Em março de 2023, ela se reuniu com o então Secretário Nacional de Assuntos Legislativos da pasta, Elias Vaz. Ele era o responsável por cuidar da relação do MJSP com o Congresso. Em maio, Luciane voltou ao MJ e se encontrou com Rafael Velasco Brandani, então titular da Secretaria Nacional de Políticas Penais (Senappen). Luciane foi levada aos encontros no Ministério da Justiça pela advogada criminalista e ex-deputada estadual pelo PSOL Janira Rocha. Ela foi colega de partido e de tendência interna de Elias Vaz, mas já deixou a legenda, assim como ele.
Na época, os registros de agendas do Ministério da Justiça traziam apenas o nome de Janira Rocha. "Hoje em Brasília, nas articulações políticas no Congresso Nacional, em reuniões no Ministério da Justiça e no debate de construção de estratégias para trazer a luz a pauta de direitos fundamentais e humanos para o sistema prisional brasileiro só deu esse time de mulheres ( ) Ficou notória a diferença política na sensibilidade de tratar o tema, outro governo, outra conversa, seguiremos!!!", escreveu Janira ao postar uma foto com Luciane no Instagram.
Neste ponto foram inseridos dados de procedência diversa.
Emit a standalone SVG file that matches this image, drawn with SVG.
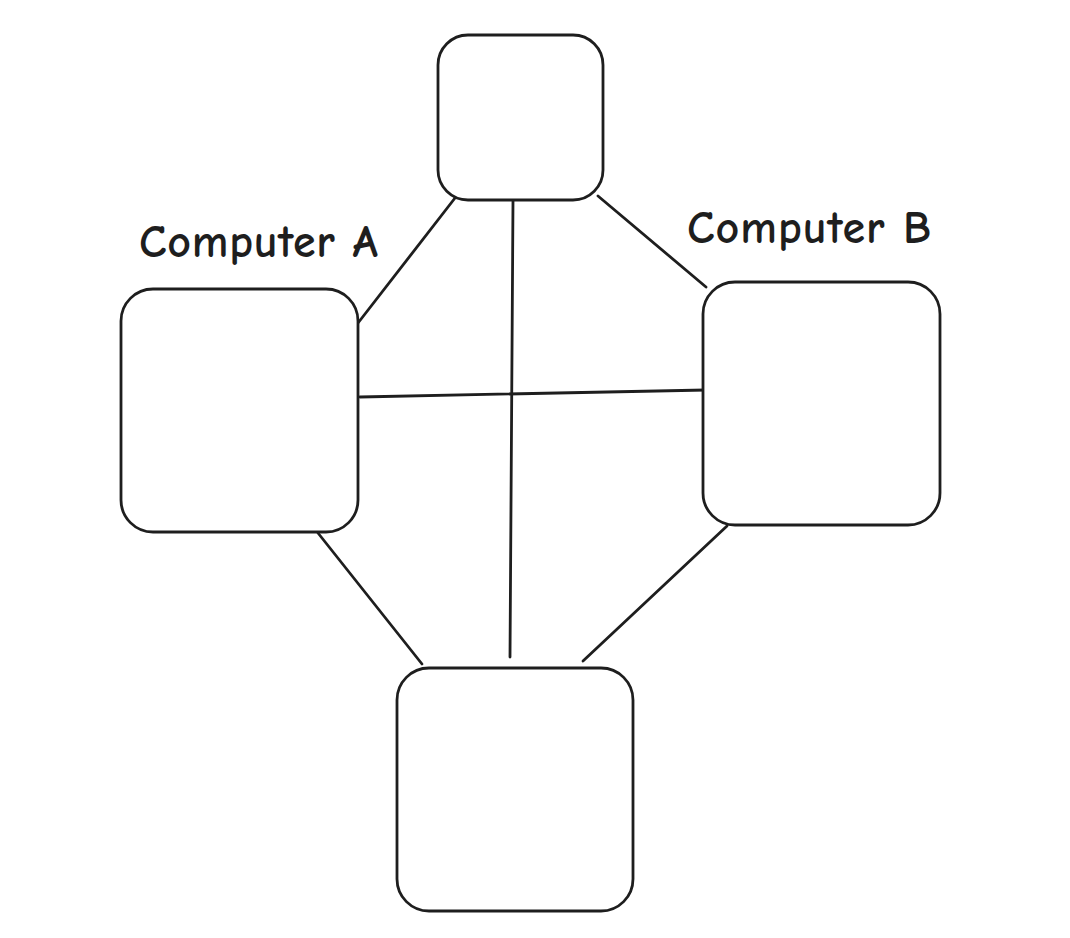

Na ocasião, o Ministério da Justiça disse, em nota, que as audiências foram pedidas pela Associação Nacional da Advocacia Criminal (ANACRIM), entidade de Janira Rocha, e não por Luciane. "A cidadã (Luciane Barbosa Farias) mencionada no pedido de nota não foi a requerente da audiência, e sim uma entidade de advogados. A presença de acompanhantes é de responsabilidade exclusiva da entidade requerente e das advogadas que se apresentaram como suas dirigentes", disse o MJ, à época. Tanto Brandani quanto Elias Vaz deixaram a pasta.
À época da divulgação das reuniões, autoridades do governo, como Flávio Dino e a presidente nacional do PT, Gleisi Hoffmann, divulgaram informações falsas sobre o ocorrido. Gleisi disse, por exemplo, que Luciane esteve em Brasília a convite do Governo do Amazonas – o que é mentira. As duas primeiras visitas dela à capital, quando esteve no Ministério da Justiça, não tiveram relação com o governo amazonense.
Lavagem de dinheiro para o Comando Vermelho
De acordo com as investigações da Polícia Civil do Amazonas, Luciane Barbosa Farias usava a Organização Não Governamental (ONG) Associação Instituto Liberdade do Amazonas, criada por ela, para "perpetuar a existência da facção criminosa e obter capital político para negociações com o Estado". Ela também seria a responsável, de acordo com os investigadores, por "acobertar a ilicitude do tráfico", por meio da lavagem de dinheiro. A verba seria usada para compra de veículos, imóveis e para a abertura de negócios.
Clemilson e Luciane se casaram em 30 de outubro de 2012. Na época, ela abriu um salão de beleza que, segundo os investigadores, era usado para lavar dinheiro do tráfico. O casal prosperou: a declaração de Imposto de Renda de Luciane apresentava bens de R$ 30 mil em dezembro de 2015. No ano seguinte, passou para R$ 346 mil, alta de 1.053%. Segundo os investigadores, os dois também eram donos de ao menos três imóveis no Amazonas e em Pernambuco, além de seis veículos (sendo uma moto, três carros e dois caminhões).